In a corner of the noisy financial trading room at ICAP in Sydney on Friday, where I was visiting Business Spectator’s Matthew Johnson, I spied a small desk that, unusually for that place, wasn’t doing much shouting.
It was the energy desk, and one of the contracts being traded was for September 2011 Australian carbon emission units. So, there is now a market in Kevin Rudd’s carbon policy. When I was there on Friday, the market was bid $19.75, offer $22.50, last sale $21.50 — per tonne of carbon dioxide. It is traded in 10,000 tonne lots, so each contract is a $215,000 transaction.
The first forward trade was done in May this year when AGL Hydro Partnership sold 10,000 tonnes to Westpac, for settlement on February 1, 2012 at $19 a tonne. The contracts were drawn up by Minter Ellison’s Mitzi Gilligan. The price for Australian carbon emissions has risen 13 per cent in three months but is still at a big discount to the European Climate Exchange. There the 2011 price is €25.83 or $44.50 — more than twice the current Australian price.
In a way, this arbitrage is a real-life expression of the current climate policy problem in Australia: basically the market is saying that the Rudd Government’s policy will be half as tough on Australian companies as the European policy is. Of course the traders here are dealing in the dark because the policy has not been decided yet.
But they have read the Garnaut Report and the Government’s Green Paper, listened at length to the Minister Penny Wong, watched the Opposition thrashing about, put that into the context of the international groping towards a successor to the Kyoto Protocols, and then put real money on the table at $21.50 a tonne for 2011. It’s always better to listen to money rather than blather.
There are two ways for a government to soften the cost of carbon emissions for the firms in its own country, and give them an advantage over others: to have an unambitious target for emissions reduction and to issue lots of free permits.
The Europeans did the latter when they launched emissions trading in April 2005. The price started at €16.88 a tonne and got up to €29 a tonne (nearly $50), before the power generators started selling their free credits.
Under the weight of their selling the price got down to two euro cents a tonne last year, which is effectively zero — the cost of processing the trade.
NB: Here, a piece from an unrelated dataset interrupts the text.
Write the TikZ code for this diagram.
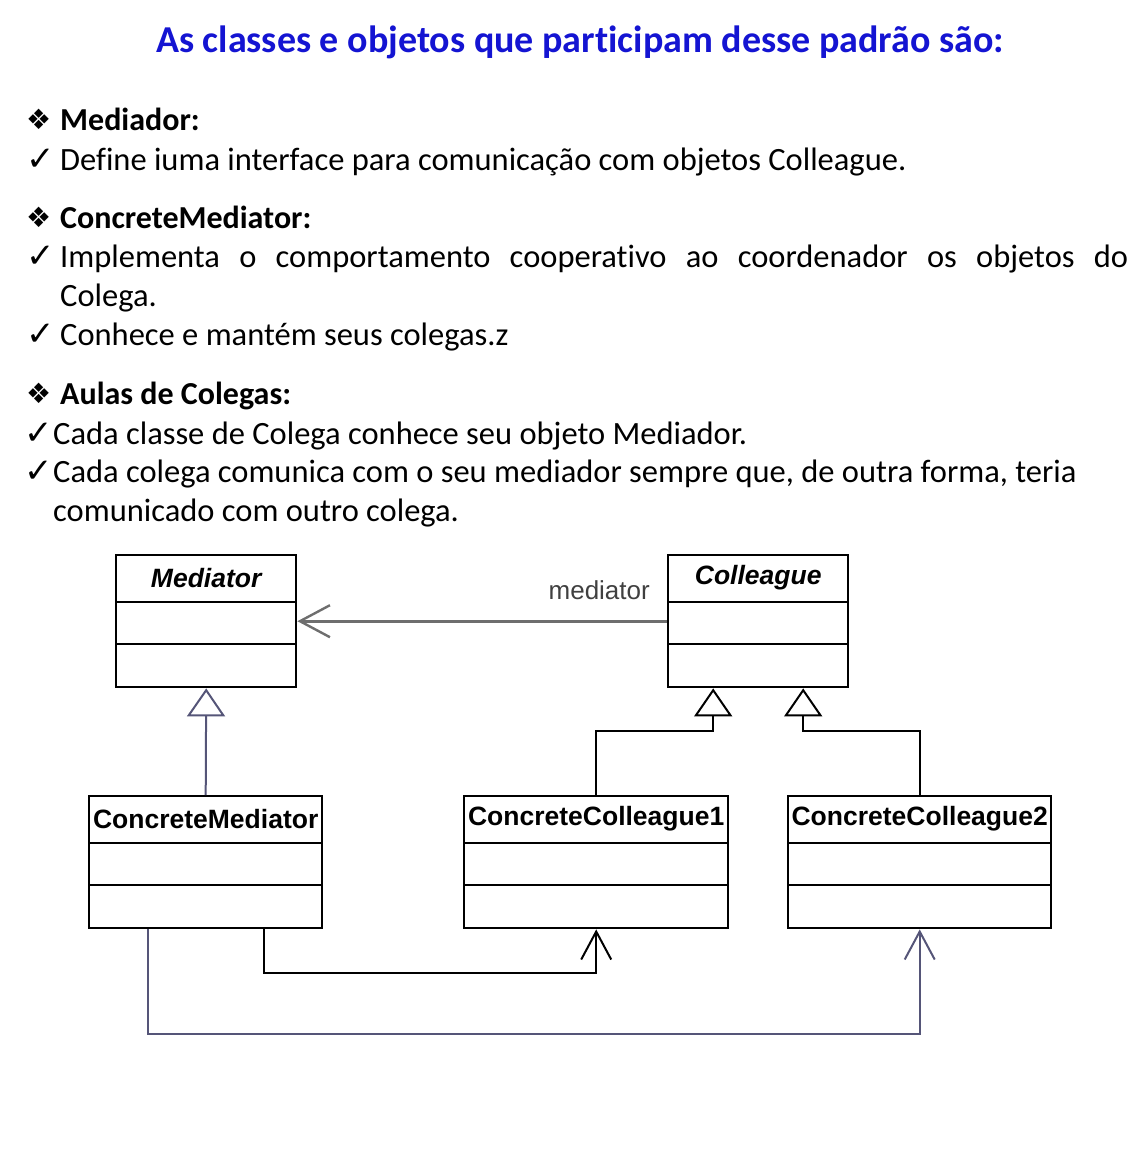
\documentclass[tikz,border=0pt]{standalone}
\usepackage{fontspec}
\setmainfont{Carlito}[Ligatures=NoCommon]
\newfontfamily\umlfont{Liberation Sans}
\newfontfamily\symfont{DejaVu Sans}
\usetikzlibrary{arrows.meta,positioning}

\definecolor{titleblue}{RGB}{20,20,210}
\definecolor{assocgray}{RGB}{110,110,110}
\definecolor{linkblue}{RGB}{85,85,120}

\tikzset{
  txt/.style={anchor=base west, inner sep=0pt, font=\fontsize{32.5}{38}\selectfont},
  head/.style={txt, font=\fontsize{32}{38}\selectfont\bfseries},
  diamondsym/.style={anchor=base west, inner sep=0pt, font=\symfont\fontsize{28}{30}\selectfont},
  checksym/.style={anchor=base west, inner sep=0pt, font=\symfont\fontsize{34}{38}\selectfont},
  classbox/.style={draw, line width=2.4pt, anchor=north west, inner sep=0pt, minimum height=132pt},
  classname/.style={inner sep=0pt, font=\umlfont\fontsize{26.5}{30}\selectfont\bfseries},
  gen/.style={line width=2pt, -{Triangle[open, length=28pt, width=38pt, line width=2pt]}},
  nav/.style={line width=2pt, -{Straight Barb[length=28pt, width=30pt, line width=2pt]}}
}

% class box with two empty compartments
\newcommand{\umlclass}[5]{%
  \node[classbox, minimum width=#4pt] (#1) at (#2,#3) {};
  \node[classname] (#1name) at ([yshift=-24pt]#1.north) {#5};
  \draw[line width=2.4pt] ([yshift=-48pt]#1.north west) -- ([yshift=-48pt]#1.north east);
  \draw[line width=2.4pt] ([yshift=-90pt]#1.north west) -- ([yshift=-90pt]#1.north east);
}

\begin{document}
\begin{tikzpicture}[x=1pt, y=-1pt]
  \useasboundingbox (0,0) rectangle (1140,1153);

  \node[anchor=base, inner sep=0pt, text=titleblue, font=\fontsize{38}{44}\selectfont\bfseries] (title) at (580,53) {As classes e objetos que participam desse padrão são:};

  % Mediador
  \node[diamondsym] (m1) at (26,130) {❖};
  \node[head] (h1) at (60,131) {Mediador:};
  \node[checksym] (c1) at (26,170) {✓};
  \node[txt] (t1) at (60,170) {Define iuma interface para comunicação com objetos Colleague.};

  % ConcreteMediator
  \node[diamondsym] (m2) at (26,227) {❖};
  \node[head] (h2) at (60,228) {ConcreteMediator:};
  \node[checksym] (c2) at (26,267) {✓};
  \node[txt] (t2) at (60,267) {\makebox[1068pt][s]{Implementa o comportamento cooperativo ao coordenador os objetos do}};
  \node[txt] (t3) at (60,306) {Colega.};
  \node[checksym] (c3) at (26,345) {✓};
  \node[txt] (t4) at (60,345) {Conhece e mantém seus colegas.z};

  % Aulas de Colegas
  \node[diamondsym] (m3) at (26,403) {❖};
  \node[head] (h3) at (60,404) {Aulas de Colegas:};
  \node[checksym] (c4) at (24,444) {✓};
  \node[txt] (t5) at (53,444) {Cada classe de Colega conhece seu objeto Mediador.};
  \node[checksym] (c5) at (24,482) {✓};
  \node[txt] (t6) at (53,482) {Cada colega comunica com o seu mediador sempre que, de outra forma, teria};
  \node[txt] (t7) at (53,521) {comunicado com outro colega.};

  % diagram
  \umlclass{med}{115}{554}{180}{\itshape Mediator}
  \umlclass{col}{667}{554}{180}{\itshape Colleague}
  \umlclass{cmed}{88}{795}{233}{ConcreteMediator}
  \umlclass{cc1}{463}{795}{264}{ConcreteColleague1}
  \umlclass{cc2}{787}{795}{263}{ConcreteColleague2}

  \draw[line width=3pt, color=assocgray, -{Straight Barb[length=30pt, width=32pt, line width=2.4pt]}] (col.west) -- (med.east);
  \node[anchor=south east, inner sep=0pt, text=black!75, font=\umlfont\fontsize{26}{30}\selectfont] (lbl) at (650,600) {mediator};

  \draw[gen, color=linkblue] (cmed.north) -- (med.south);
  \coordinate (g1) at ([xshift=-45pt]col.south);
  \coordinate (g2) at ([xshift=45pt]col.south);
  \draw[gen] (cc1.north) -- ++(0,-64) -| (g1);
  \draw[gen] (cc2.north) -- ++(0,-64) -| (g2);

  \draw[nav] ([xshift=58pt]cmed.south) -- ++(0,44) -| (cc1.south);
  \draw[nav, color=linkblue] ([xshift=-58pt]cmed.south) -- ++(0,105) -| (cc2.south);
\end{tikzpicture}
\end{document}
But now the market has cleared and is a reasonable reflection of the European emissions reduction targets.
In the Australian Government’s Green Paper, there was a chapter on “Linking the Scheme to International Markets” which discussed a process for importing and exporting carbon emission units to and from other schemes, such as Europe.
“With unrestricted linking, the price of an Australian permit will be set by international carbon markets. Currently, international carbon markets are immature but evolving rapidly. Australia, being a relatively small emitter, is likely to be a price taker; that is, Australia will have little impact on world prices for carbon.
“A key consideration for Australia is how quickly it wants international demand and supply conditions to determine the domestic price, as an alternative to it being determined primarily by domestic demand and supply conditions.”
Of course the real problem is not the prospect of the Australian price rising to, say, the European price with open trading of emission units between countries, but for the lowest common denominator to prevail — that is, companies would naturally buy their emissions where they are cheapest, which is unlikely to be Europe. (China? The United States?)
According to the Green Paper, the Government’s preferred position is for a scheme designed to link with international markets, with a preference for open trade. Looking at the difference between the European and Australian 2011 prices per tonne of emissions, it is easy to see the essential problem with this whole subject.
How will any politician justify having a policy that imposes a higher carbon price on its citizens than other countries (or a lower one for that matter)?
And if carbon prices are different between countries, and international trading is allowed, those differences will be arbitraged away unless there are restrictions or taxes. But extra restrictions and taxes that keep the carbon price higher here than anywhere else will arbitrage the politicians themselves away.